Kara-Murza’s wife Evgenia said yesterday the long prison term was ‘recognition’ of her husband’s work. ‘The sentence shows that they’re so afraid of him and they hate him so much for his consistency, for his courage, for his amazing bravery.’

But concerns over his health have grown recently after he suffered dramatic weight loss and spreading numbness in his hands and feet. Kara-Murza’s lawyer said the activist had polyneuropathy, caused by damage to the peripheral nerves on his limbs as a result of the poison attacks.

Navalny, who was attacked with the nerve agent Novichok three years ago, said in a statement yesterday that Kara-Murza was being persecuted as ‘revenge for the fact that he did not die’ after being poisoned.

He added that the trial was ‘illegal, unscrupulous and simply fascist’. Navalny has also been severely ill, with stomach pains and weight loss, after being sent to a top-security penal colony following his arrest on returning to Russia in January 2021.

‘It’s a sort of slow and methodical murder, happening in front of our eyes right now, with the whole world watching,’ said a member of his Anti-Corruption Foundation.

Kara-Murza became active in politics after meeting Nemtsov, a former deputy prime minister. The pair co-wrote an appeal for Putin to quit in 2010, then become key voices in the global campaign for the imposition of ‘Magnitsky sanctions’ on officials tied to human rights abuses.

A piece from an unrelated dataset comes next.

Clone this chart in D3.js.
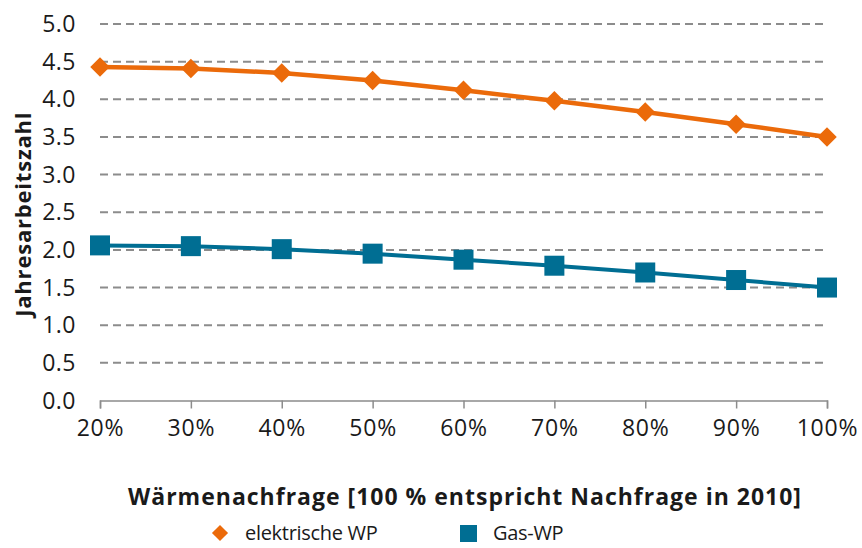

The sanctions are named after Sergei Magnitsky, who was beaten to death in a Russian jail after exposing a £185 million tax fraud – and have been imposed on the judge in Kara-Murza’s case for his role in sentencing the lawyer.

When we last met, this likeable and brave man told me that he was ‘very optimistic’ for Russia’s future, explaining how he saw flight as a form of defeat. But that was before the war, before the Kremlin terror worsened – and before his jail sentence.

The activist had predicted his fate to the court. ‘I know the verdict,’ he said. ‘I knew it a year ago when I saw people in black uniforms and black masks running after my car in the rear-view mirror. Such is the price for speaking up in Russia today.’